Four of the NHL-tested assistants – Detroit’s Dan Bylsma, Chicago’s Marc Crawford, Anaheim adviser Darryl Sutter and St. Louis part-timer Larry Robinson – have won the Stanley Cup as a head coach, and Sutter did it twice. Many more have connections to championship teams or won in the minors.
“There’s a lot of little fires that coaches have to go through – head coaches – and I think when you have a staff with experience, they can put those fires out before they get to you,” said Arizona Coyotes coach Rick Tocchet, who has Phil Housley and John MacLean on his staff.
Often, a personal connection is enough to create instant chemistry on a staff. Montgomery and Stevens played together in the American Hockey League and won the Calder Cup in 1998, while Vigneault and Therrien have known each other for two decades.
Washington’s Todd Reirden in his first head NHL job wanted an assistant with similar experience and hired Scott Arniel without knowing him. After being on a Pittsburgh Penguins staff under Bylsma with former head coaches Tony Granato and Jacques Martin as fellow assistants, Reirden understands the importance of leaning on someone who’s been there before.
“I think I had had 10 or 11 years of assistant or associate coach (experience),” said Reirden, who was Barry Trotz’s top assistant when the Capitals won the Cup in 2018. “But not being a full-time head coach in this league, and I thought it was important to have someone like Scott that had gone through the same type of thing: Good things that worked for him, in the same breath things that he wished he could do over and positives and negatives we could work on together.”
Settling in to life as a lieutenant isn’t always easy for former head coaches.
Therrien hadn’t been an assistant since his first job in junior in the early 1990s, while Stevens is coming off being fired by the Los Angeles Kings less than a year ago.
“When you’re the head coach, you’re used to speaking all the time,” said Stevens, who has coached the Flyers and Kings and won the Cup twice as an assistant with Los Angeles. “As an assistant coach, you’ve got to listen and speak at the right time. … A coaching staff functions like a team. I think you put egos aside.”
Fired almost exactly a year ago as Blues coach – St. Louis went on to win the Cup with replacement Craig Berube – Yeo still sees the game as a head coach but changes his messaging from talking directly to players to whispering down the line to Therrien so Vigneault gets the gist.
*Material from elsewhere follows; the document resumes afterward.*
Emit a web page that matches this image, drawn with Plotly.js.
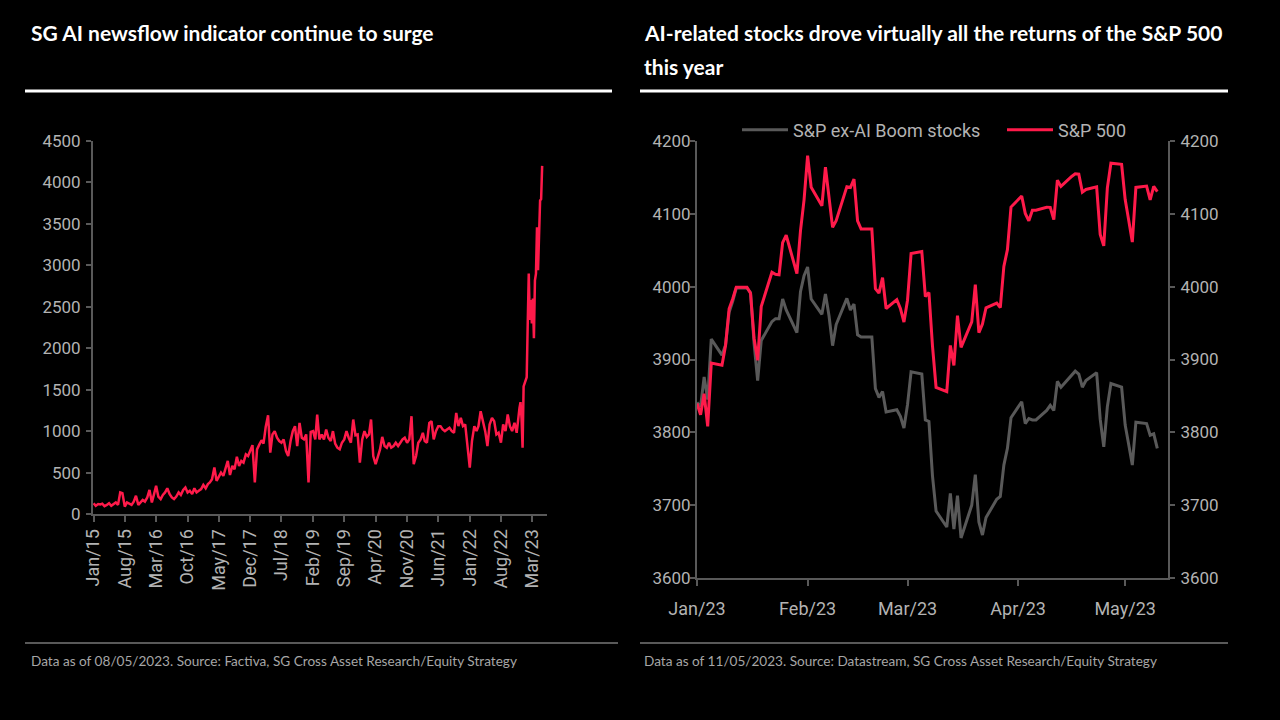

It could be disconcerting for a young coach to look over his shoulder at one or more potential replacements. But some, like Montgomery, New York Rangers coach David Quinn with Lindy Ruff and new Toronto Maple Leafs coach Sheldon Keefe with Dave Hakstol could do their jobs even better with some extra experience.
Vigneault felt that way during his first job in Montreal in the mid-1990s when he hired Dave King as an assistant. As the CEO behind the bench, he thinks it’s smart for coaches of all ages to take whatever experience they can get.
“As a young coach, it was real beneficial to me,” Vigneault said. “With my experience now, I can probably use them even better than I did when I started.”